When I heard the most recent Dr. Pepper 10 commercial on the radio for the first time, as it claimed that “counting calories isn’t manly,” I thought to myself “Wow- this has to be the worst. Thank goodness most commercials nowadays are pretty mild; this one is just bluntly sexist!”
Then I did some research and stopped watching TV via Netflix and started really seeing the reality of our modern day sexism. Well, there’s a lot of it and it’s shocking.
Remember when we thought this was the worst sexist ad EVER?
Those days are over, but instead our commercials and print ads have been replaced by over sexualized, sexist and bluntly discriminatory ads. Here are my 5 “favorite.” And thank you again television for attempting to reverse all progress of modern day feminism.

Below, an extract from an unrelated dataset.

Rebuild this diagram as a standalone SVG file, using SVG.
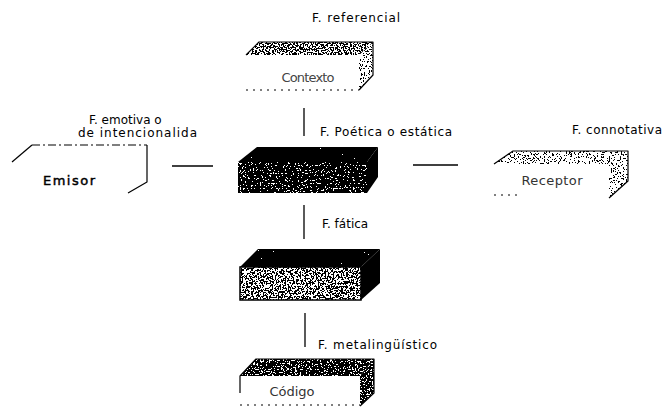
<svg xmlns="http://www.w3.org/2000/svg" width="667" height="407" viewBox="0 0 667 407">
<style>
  .lbl { font-family: "DejaVu Sans", "Liberation Sans", sans-serif; font-size: 12px; fill: #000; }
  .nt { font-family: "DejaVu Sans", "Liberation Sans", sans-serif; font-size: 13px; }
  .edge { stroke: #000; stroke-width: 1.3; fill: none; }
  .ol { stroke: #000; stroke-width: 1.2; fill: none; stroke-linejoin: round; }
  .dash { stroke: #000; stroke-width: 1; fill: none; stroke-dasharray: 2 5; }
</style>
<defs>
  <filter id="dLight" x="0" y="0" width="1" height="1">
    <feTurbulence type="fractalNoise" baseFrequency="0.65" numOctaves="2" seed="4" result="n"/>
    <feColorMatrix in="n" type="matrix" values="0 0 0 0 0  0 0 0 0 0  0 0 0 0 0  1 0 0 0 0" result="a"/>
    <feComponentTransfer in="a" result="t"><feFuncA type="discrete" tableValues="0 0 0 0 0 0 0 0 0 0 0 0 1 1 1 1 1 1 1 1"/></feComponentTransfer>
    <feComposite in="SourceGraphic" in2="t" operator="in"/>
  </filter>
  <filter id="dMid" x="0" y="0" width="1" height="1">
    <feTurbulence type="fractalNoise" baseFrequency="0.65" numOctaves="2" seed="7" result="n"/>
    <feColorMatrix in="n" type="matrix" values="0 0 0 0 0  0 0 0 0 0  0 0 0 0 0  1 0 0 0 0" result="a"/>
    <feComponentTransfer in="a" result="t"><feFuncA type="discrete" tableValues="0 0 0 0 0 0 0 0 0 0 1 1 1 1 1 1 1 1 1 1"/></feComponentTransfer>
    <feComposite in="SourceGraphic" in2="t" operator="in"/>
  </filter>
  <filter id="dDark" x="0" y="0" width="1" height="1">
    <feTurbulence type="fractalNoise" baseFrequency="0.65" numOctaves="2" seed="11" result="n"/>
    <feColorMatrix in="n" type="matrix" values="0 0 0 0 0  0 0 0 0 0  0 0 0 0 0  1 0 0 0 0" result="a"/>
    <feComponentTransfer in="a" result="t"><feFuncA type="discrete" tableValues="0 0 0 0 0 0 0 0 1 1 1 1 1 1 1 1 1 1 1 1"/></feComponentTransfer>
    <feComposite in="SourceGraphic" in2="t" operator="in"/>
  </filter>
  <filter id="wFew" x="0" y="0" width="1" height="1">
    <feTurbulence type="fractalNoise" baseFrequency="0.7" numOctaves="2" seed="3" result="n"/>
    <feColorMatrix in="n" type="matrix" values="0 0 0 0 0  0 0 0 0 0  0 0 0 0 0  1 0 0 0 0" result="a"/>
    <feComponentTransfer in="a" result="t"><feFuncA type="discrete" tableValues="0 0 0 0 0 0 0 0 0 0 0 0 0 0 0 0 1 1 1 1"/></feComponentTransfer>
    <feComposite in="SourceGraphic" in2="t" operator="in"/>
  </filter>
  <filter id="wMany" x="0" y="0" width="1" height="1">
    <feTurbulence type="fractalNoise" baseFrequency="0.6" numOctaves="2" seed="5" result="n"/>
    <feColorMatrix in="n" type="matrix" values="0 0 0 0 0  0 0 0 0 0  0 0 0 0 0  1 0 0 0 0" result="a"/>
    <feComponentTransfer in="a" result="t"><feFuncA type="discrete" tableValues="0 0 0 0 0 0 0 0 0 0 0 0 0 1 1 1 1 1 1 1"/></feComponentTransfer>
    <feComposite in="SourceGraphic" in2="t" operator="in"/>
  </filter>
  <filter id="wMott" x="0" y="0" width="1" height="1">
    <feTurbulence type="fractalNoise" baseFrequency="0.6" numOctaves="2" seed="9" result="n"/>
    <feColorMatrix in="n" type="matrix" values="0 0 0 0 0  0 0 0 0 0  0 0 0 0 0  1 0 0 0 0" result="a"/>
    <feComponentTransfer in="a" result="t"><feFuncA type="discrete" tableValues="0 0 0 0 0 0 0 0 0 0 1 1 1 1 1 1 1 1 1 1"/></feComponentTransfer>
    <feComposite in="SourceGraphic" in2="t" operator="in"/>
  </filter>
</defs>

<g id="connectors">
  <line class="edge" x1="304" y1="108" x2="304" y2="136"/>
  <line class="edge" x1="304" y1="205" x2="304" y2="239"/>
  <line class="edge" x1="305" y1="313" x2="305" y2="347"/>
  <line class="edge" x1="172" y1="166" x2="213" y2="166"/>
  <line class="edge" x1="413" y1="165" x2="458" y2="165"/>
  <text class="lbl" x="312" y="22" textLength="88">F. referencial</text>
  <text class="lbl" x="89" y="124">F. emotiva o</text>
  <text class="lbl" x="78" y="137" textLength="119">de intencionalida</text>
  <text class="lbl" x="320" y="136" textLength="132">F. Poética o estática</text>
  <text class="lbl" x="572" y="134" textLength="90">F. connotativa</text>
  <text class="lbl" x="322" y="228">F. fática</text>
  <text class="lbl" x="318" y="349" textLength="119">F. metalingüístico</text>
</g>

<g id="contexto">
  <polygon points="246,55 259,42 373,42 359,55" fill="#000" filter="url(#dMid)"/>
  <polygon points="359,55 373,42 373,75 359,90" fill="#000" filter="url(#dLight)"/>
  <path class="ol" d="M246,55 L259,42 L373,42 L373,75 L359,90"/>
  <line class="dash" x1="246" y1="90" x2="359" y2="90"/>
  <text class="nt" x="308" y="82" text-anchor="middle" fill="#444" textLength="53">Contexto</text>
</g>

<g id="emisor">
  <path class="ol" d="M12,162 L32,145"/>
  <path d="M32,145 L147,145" stroke="#000" stroke-width="1.2" stroke-dasharray="8 3 2 3"/>
  <path class="ol" d="M147,145 L147,182 L128,193"/>
  <text class="nt" x="69" y="185" text-anchor="middle" fill="#000" font-size="14.5" stroke="#000" stroke-width="0.45" textLength="52">Emisor</text>
</g>

<g id="mensaje">
  <polygon points="238,162 257,147 378,147 367,162" fill="#000"/>
  <polygon points="238,162 257,147 378,147 367,162" fill="#fff" filter="url(#wFew)"/>
  <rect x="238" y="162" width="129" height="31" fill="#000"/>
  <rect x="238" y="162" width="129" height="31" fill="#fff" filter="url(#wMany)"/>
  <polygon points="367,162 378,147 378,177 367,193" fill="#000"/>
</g>

<g id="receptor">
  <polygon points="494,164 513,151 628,151 609,164" fill="#000" filter="url(#dLight)"/>
  <polygon points="609,164 628,151 628,181 609,198" fill="#000" filter="url(#dLight)"/>
  <path class="ol" d="M494,164 L513,151 L628,151 L628,181 L609,198"/>
  <line class="dash" x1="494" y1="195" x2="522" y2="195"/>
  <text class="nt" x="552" y="185" text-anchor="middle" fill="#333" textLength="61">Receptor</text>
</g>

<g id="canal">
  <polygon points="240,267 258,249 380,249 361,267" fill="#000"/>
  <polygon points="240,267 258,249 380,249 361,267" fill="#fff" filter="url(#wFew)"/>
  <rect x="240" y="267" width="121" height="33" fill="#000"/>
  <rect x="240" y="267" width="121" height="33" fill="#fff" filter="url(#wMott)"/>
  <rect x="240" y="267" width="121" height="33" fill="none" stroke="#000" stroke-width="1.5"/>
  <polygon points="361,267 380,249 380,283 361,300" fill="#000"/>
</g>

<g id="codigo">
  <polygon points="240,376 256,359 374,359 360,376" fill="#000" filter="url(#dDark)"/>
  <polygon points="360,376 374,359 374,393 360,406" fill="#000" filter="url(#dDark)"/>
  <path class="ol" d="M240,393 L240,376 L256,359 L374,359 L374,393 L360,406"/>
  <line class="dash" x1="240" y1="405" x2="360" y2="405"/>
  <text class="nt" x="292" y="396" text-anchor="middle" fill="#333" textLength="45">Código</text>
</g>
</svg>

Number 5: Mr. Clean Commercial
This one really holds all classic representations that I hope for in a sexist commercial: two men commentating on a woman’s cleaning progress as she parades around the house swiftly doing her housekeeping “chores.” The commercial concludes with Mr. Clean’s all time famous super bonding moment between the woman and her angelically white Mr. Clean male helper. I can’t get enough of this gem.
Number 4: Dr. Pepper 10 Mountain Man Commercial
The radio ad version of this commercial tends to be more blatant, but this commercial does not disappoint. This one graces the audience with the manliest of men, doing the manliest of things, in the manliest of places, all while drinking the manliest of beverages (besides beer, of course). Now, that’s a heartfelt commercial. If you’re interested in more Dr. Pepper sexism download their App that is exclusively for men!
Number 3: Skyy Vodka Commercial
Hey Skyy, ever been to a real party? If a man was clapping all over the place making the room move, I would be out of there in a heartbeat. All that would happen after I danced with my girls in lingerie and swooned all over the men on the dance floor, of course.
Number 2: Axe Commercial
Axe: Because only women want to cuddle. And when they do, they prevent you from playing video games the next day. Everyone knows that the morning after should not include any human interaction. Why even stay the night? Gosh, women are just here to steal a man’s freedom!
Number 1: Hardee’s Commercial
Congratulations, Hardee’s. You have won the award for most sexist commercial of 2013. I’m not sure this commercial even requires my commentary. As if her over-sexualized representation isn’t enough, the commercial also assumes that someone would want to have their food while enjoying a day on the beach. But really, does anyone even eat there?
Are you in the mood for more sexist commercials? Just wait for the next Super Bowl!